For fifty eight years Mary Wright has lived a life of service, having taught in the Spartanburg County Negro schools. She began teaching in a brush arbor near Inman, South Carolina, and now is accredited with being the founder of the city's leading Negro school, the Carrier Street School, and is also a leader in religious and charity work among Negroes.

Mary Wright never has stopped looking for ways to serve. A few years ago she became interested in playground work, and since then has made it a hobby that undoubtably has done great work for Negro children. She believed in being prepared. When she decided to engage in playground leadership, she went to Washington, attended the District of Columbia school for playground supervisors and observed the work on the playgrounds of the city.

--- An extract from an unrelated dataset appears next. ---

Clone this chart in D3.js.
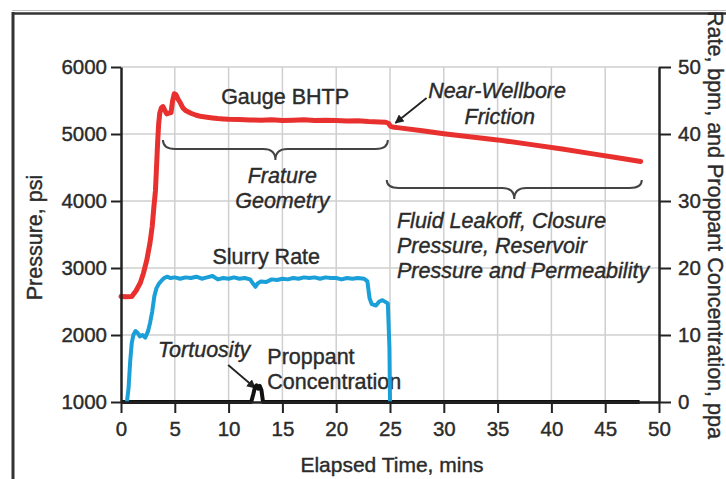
<!DOCTYPE html>
<html>
<head>
<meta charset="utf-8">
<script src="https://cdn.jsdelivr.net/npm/d3@7"></script>
<style>
  body { margin: 0; background: #fff; }
  svg { display: block; font-family: "Liberation Sans", Arial, Helvetica, sans-serif; }
</style>
</head>
<body>
<svg id="chart"></svg>
<script>
// Gauge BHTP: elapsed time (mins) vs pressure (psi)
const bhtpTime = [0, 0.5, 1.0, 1.4, 1.8, 2.1, 2.4, 2.7, 2.9, 3.05, 3.2, 3.3, 3.4, 3.5, 3.6, 3.75, 3.9, 4.05, 4.25, 4.45, 4.65, 4.8, 4.95, 5.1, 5.3, 5.5, 5.75, 6.0, 6.5, 7.0, 7.5, 8.0, 8.5, 9.0, 9.5, 10, 11, 12, 13, 14, 15, 16, 17, 18, 19, 20, 21, 22, 23, 24, 24.6, 24.85, 25.05, 25.4, 25.7, 28, 30, 32, 35, 38, 41, 44, 46, 48.3]
const bhtpPsi = [2575, 2570, 2575, 2660, 2780, 2930, 3120, 3380, 3620, 3900, 4150, 4500, 4860, 5150, 5310, 5390, 5410, 5360, 5300, 5310, 5320, 5500, 5600, 5590, 5520, 5470, 5390, 5350, 5310, 5280, 5260, 5250, 5240, 5230, 5225, 5220, 5215, 5210, 5205, 5212, 5200, 5207, 5212, 5200, 5206, 5200, 5195, 5197, 5185, 5180, 5175, 5160, 5115, 5100, 5095, 5050, 5005, 4965, 4912, 4845, 4775, 4700, 4650, 4590]

// Slurry rate: elapsed time (mins) vs rate (bpm)
const slurryTime = [0.55, 0.7, 0.85, 1.0, 1.15, 1.35, 1.55, 1.75, 2.0, 2.25, 2.5, 2.7, 2.9, 3.1, 3.3, 3.5, 3.7, 4.0, 4.3, 4.6, 5, 5.5, 6, 6.5, 7, 7.5, 8, 8.5, 9, 9.5, 10, 10.5, 11, 11.5, 12, 12.3, 12.5, 12.7, 13, 13.5, 14, 14.5, 15, 15.5, 16, 16.5, 17, 17.5, 18, 18.5, 19, 19.5, 20, 20.5, 21, 21.5, 22, 22.6, 22.9, 23.1, 23.3, 23.7, 24.0, 24.3, 24.6, 24.8, 24.95, 25.0]
const slurryRate = [0, 2, 6, 8.8, 10, 10.6, 10.3, 9.8, 10.0, 9.6, 10.5, 11.8, 13.5, 15.8, 17.0, 17.6, 18.0, 18.5, 18.7, 18.5, 18.6, 18.4, 18.6, 18.5, 18.7, 18.4, 18.6, 18.8, 18.3, 18.5, 18.4, 18.6, 18.4, 18.5, 18.3, 17.6, 17.2, 17.7, 18.0, 17.9, 18.3, 18.2, 18.4, 18.3, 18.5, 18.4, 18.6, 18.5, 18.6, 18.4, 18.6, 18.5, 18.5, 18.3, 18.5, 18.4, 18.5, 18.4, 18.0, 15.5, 14.6, 14.4, 15.0, 15.2, 14.9, 14.7, 8, 0]

// Proppant concentration: elapsed time (mins) vs ppa
const proppantTime = [0, 12.1, 12.3, 12.45, 12.6, 12.75, 12.9, 13.05, 13.2, 48.2]
const proppantPpa = [0, 0, 1.2, 2.2, 2.5, 2.0, 2.4, 1.8, 0, 0]

const timeTicks = [0, 5, 10, 15, 20, 25, 30, 35, 40, 45, 50]
const pressureTicks = [1000, 2000, 3000, 4000, 5000, 6000]
const rateTicks = [0, 10, 20, 30, 40, 50]

const width = 726, height = 479
const margin = { top: 67, right: 67, bottom: 77, left: 121 }
const textColor = "#2b2b2b"

const svg = d3.select("#chart")
  .attr("width", width)
  .attr("height", height)

const x = d3.scaleLinear().domain([0, 50]).range([margin.left, width - margin.right])
const y = d3.scaleLinear().domain([1000, 6000]).range([height - margin.bottom, margin.top])
const yRate = d3.scaleLinear().domain([0, 50]).range([height - margin.bottom, margin.top])

// outer frame of the figure (cut off at right and bottom)
svg.append("line").attr("x1", 12).attr("x2", width).attr("y1", 10.5).attr("y2", 10.5)
  .attr("stroke", "#bbb").attr("stroke-width", 1)
svg.append("line").attr("x1", 12).attr("x2", width).attr("y1", 13.5).attr("y2", 13.5)
  .attr("stroke", "#333").attr("stroke-width", 2.5)
svg.append("line").attr("x1", 13).attr("x2", 13).attr("y1", 12).attr("y2", height)
  .attr("stroke", "#333").attr("stroke-width", 3)

// grid
const grid = svg.append("g").attr("stroke", "#cfcfcf").attr("stroke-width", 1.5)
grid.selectAll(".vgrid")
  .data(timeTicks.slice(1, -1))
  .enter().append("line")
  .attr("x1", d => x(d)).attr("x2", d => x(d))
  .attr("y1", y(1000)).attr("y2", y(6000))
grid.selectAll(".hgrid")
  .data(pressureTicks.slice(1))
  .enter().append("line")
  .attr("x1", x(0)).attr("x2", x(50))
  .attr("y1", d => y(d)).attr("y2", d => y(d))

// annotations
const labels = [
  { text: "Gauge BHTP", t: 15.25, p: 5448, anchor: "middle", italic: false },
  { text: "Frature", t: 15.0, p: 4269, anchor: "middle", italic: true },
  { text: "Geometry", t: 15.0, p: 3896, anchor: "middle", italic: true },
  { text: "Near-Wellbore", t: 34.95, p: 5537, anchor: "middle", italic: true },
  { text: "Friction", t: 35.2, p: 5149, anchor: "middle", italic: true },
  { text: "Fluid Leakoff, Closure", t: 25.65, p: 3597, anchor: "start", italic: true },
  { text: "Pressure, Reservoir", t: 25.65, p: 3224, anchor: "start", italic: true },
  { text: "Pressure and Permeability", t: 25.65, p: 2851, anchor: "start", italic: true },
  { text: "Slurry Rate", t: 13.5, p: 3060, anchor: "middle", italic: false },
  { text: "Tortuosity", t: 7.73, p: 1672, anchor: "middle", italic: true },
  { text: "Proppant", t: 13.6, p: 1567, anchor: "start", italic: false },
  { text: "Concentration", t: 13.6, p: 1194, anchor: "start", italic: false }
]
svg.append("g").selectAll("text")
  .data(labels)
  .enter().append("text")
  .attr("x", d => x(d.t))
  .attr("y", d => y(d.p))
  .attr("text-anchor", d => d.anchor)
  .attr("font-style", d => d.italic ? "italic" : "normal")
  .attr("font-size", 21.5)
  .attr("fill", textColor)
  .attr("stroke", textColor)
  .attr("stroke-width", 0.4)
  .text(d => d.text)

// curly braces: time span, pressure at the ends, line and tip
const braces = [
  { t0: 3.9, t1: 24.8, pEnd: 4910, pLine: 4776, pTip: 4612 },
  { t0: 24.7, t1: 48.4, pEnd: 4313, pLine: 4194, pTip: 4030 }
]
function bracePath(b) {
  const x1 = x(b.t0), x2 = x(b.t1), xm = (x1 + x2) / 2, r = 12
  const yEnd = y(b.pEnd), yLine = y(b.pLine), yTip = y(b.pTip)
  return `M${x1},${yEnd} Q${x1},${yLine} ${x1 + r},${yLine} L${xm - r},${yLine} Q${xm},${yLine} ${xm},${yTip}` +
    ` Q${xm},${yLine} ${xm + r},${yLine} L${x2 - r},${yLine} Q${x2},${yLine} ${x2},${yEnd}`
}
svg.append("g").selectAll("path")
  .data(braces)
  .enter().append("path")
  .attr("d", bracePath)
  .attr("fill", "none")
  .attr("stroke", "#444")
  .attr("stroke-width", 2)

// arrows
svg.append("defs").append("marker")
  .attr("id", "arrow")
  .attr("viewBox", "0 0 10 10")
  .attr("refX", 9).attr("refY", 5)
  .attr("markerWidth", 9).attr("markerHeight", 9)
  .attr("markerUnits", "userSpaceOnUse")
  .attr("orient", "auto")
  .append("path")
  .attr("d", "M0,0 L10,5 L0,10 z")
  .attr("fill", "#222")
const arrows = [
  { t0: 28.4, p0: 5537, t1: 25.5, p1: 5164 },
  { t0: 9.96, p0: 1552, t1: 12.47, p1: 1209 }
]
svg.append("g").selectAll("line")
  .data(arrows)
  .enter().append("line")
  .attr("x1", d => x(d.t0)).attr("y1", d => y(d.p0))
  .attr("x2", d => x(d.t1)).attr("y2", d => y(d.p1))
  .attr("stroke", "#222")
  .attr("stroke-width", 1.8)
  .attr("marker-end", "url(#arrow)")

// series
const bhtp = bhtpTime.map((t, i) => [t, bhtpPsi[i]])
const slurry = slurryTime.map((t, i) => [t, slurryRate[i]])
const proppant = proppantTime.map((t, i) => [t, proppantPpa[i]])

svg.append("path")
  .datum(proppant)
  .attr("fill", "none")
  .attr("stroke", "#111")
  .attr("stroke-width", 4)
  .attr("stroke-linejoin", "round")
  .attr("d", d3.line().x(d => x(d[0])).y(d => yRate(d[1])))

svg.append("path")
  .datum(slurry)
  .attr("fill", "none")
  .attr("stroke", "#1a9fd8")
  .attr("stroke-width", 4)
  .attr("stroke-linejoin", "round")
  .attr("d", d3.line().x(d => x(d[0])).y(d => yRate(d[1])))

svg.append("path")
  .datum(bhtp)
  .attr("fill", "none")
  .attr("stroke", "#e8302e")
  .attr("stroke-width", 5)
  .attr("stroke-linejoin", "round")
  .attr("stroke-linecap", "round")
  .attr("d", d3.line().x(d => x(d[0])).y(d => y(d[1])))

// axes
function styleAxis(g) {
  g.select(".domain").attr("stroke", "#222").attr("stroke-width", 2.5)
  g.selectAll(".tick line").attr("stroke", "#222").attr("stroke-width", 2)
  g.selectAll(".tick text").attr("fill", textColor).attr("font-size", 20.5)
    .attr("stroke", textColor).attr("stroke-width", 0.4)
    .attr("font-family", "Liberation Sans, Arial, sans-serif")
}

svg.append("g")
  .attr("transform", `translate(0,${height - margin.bottom})`)
  .call(d3.axisBottom(x).tickValues(timeTicks).tickFormat(d3.format("d"))
    .tickSize(11).tickSizeOuter(0).tickPadding(8))
  .call(styleAxis)

svg.append("g")
  .attr("transform", `translate(${margin.left},0)`)
  .call(d3.axisLeft(y).tickValues(pressureTicks).tickFormat(d3.format("d"))
    .tickSize(10).tickSizeOuter(0).tickPadding(4))
  .call(styleAxis)

svg.append("g")
  .attr("transform", `translate(${width - margin.right},0)`)
  .call(d3.axisRight(yRate).tickValues(rateTicks).tickFormat(d3.format("d"))
    .tickSize(12).tickSizeOuter(0).tickPadding(7))
  .call(styleAxis)

// axis titles
const titleStyle = sel => sel.attr("fill", textColor).attr("stroke", textColor).attr("stroke-width", 0.4)

svg.append("text")
  .attr("x", 392).attr("y", 472)
  .attr("text-anchor", "middle")
  .attr("font-size", 21)
  .call(titleStyle)
  .text("Elapsed Time, mins")

svg.append("text")
  .attr("transform", "translate(42,237.5) rotate(-90)")
  .attr("text-anchor", "middle")
  .attr("font-size", 21.5)
  .call(titleStyle)
  .text("Pressure, psi")

svg.append("text")
  .attr("transform", "translate(708,11) rotate(90)")
  .attr("font-size", 21.5)
  .call(titleStyle)
  .text("Rate, bpm, and Proppant Concentration, ppa")
</script>
</body>
</html>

Mary Wright was born a slave just before the close of the Civil War. Her parents belonged to the Wilson family on South Church Street. Her father was not educated, but he had great respect for education. When an opportunity presented itself to send his little girl to school, he did it, and later managed to send her for a year to Claflin College at Orangeburg, South Carolina.

Mary Wright's first schooling was received in a house converted into a school on the site of the Herald-Journal building. It was conducted by a Mr. and Mrs. Pool (white) who came down from the North right after the war with a zeal to educate the Negroes. "They were

Yankees, but they were not carpetbaggers," Mary Wright said. "Their aim was to give the South something rather than take away." She so admired the learning of Mr. and Mrs. Pool and their desire to divide it, she was imbued with the desire to serve right off and began at the age of nine, teaching a Sunday school class in the Methodist church.

The year after she attended Claflin College in 1878, she was engaged to teach in the brush arbor near Inman. A short time later, a log school house was erected for her. Later she taught in the town of Inman.

While she attended college only one year, Mary Wright has been a student all her life. She has kept up with the trends in teaching by home study, and was awarded a first class life certificate in 1921.

Mary Wright began teaching in Spartanburg in a residence known as the old Chaplin home. A few years later she founded the Carrier Street School, "A monument to my joy" as she expressed it.

Her work has not been confined to the school room. She has been chairman of the Negro division of the County Red Cross chapter since the World War. She founded a home on Cudd street for aged Negro women, which also is used for a day nursery and Bible school. She is chairman of the Christmas tree committee for needy children and has been on the county fair committee since 1931.

Mary Wright hasn't been content with educating thousands of other people's children, but has educated her own. She sent four daughters and three sons through the public schools of Spartanburg and some of them to college. All of her daughters became teachers, one son is an undertaker in Boston, Mass. Another a shoemaker in Washington and a third was a bicycle mechanic in Spartanburg for fifteen years, prior to his death in Washington where he had engaged in the same work.

With the Carrier Street School as a "monument to her joy," Mary Wright's reward for being a good and faithful public servant and doing things well includes the willing respect of thousands of Spartanburg citizens.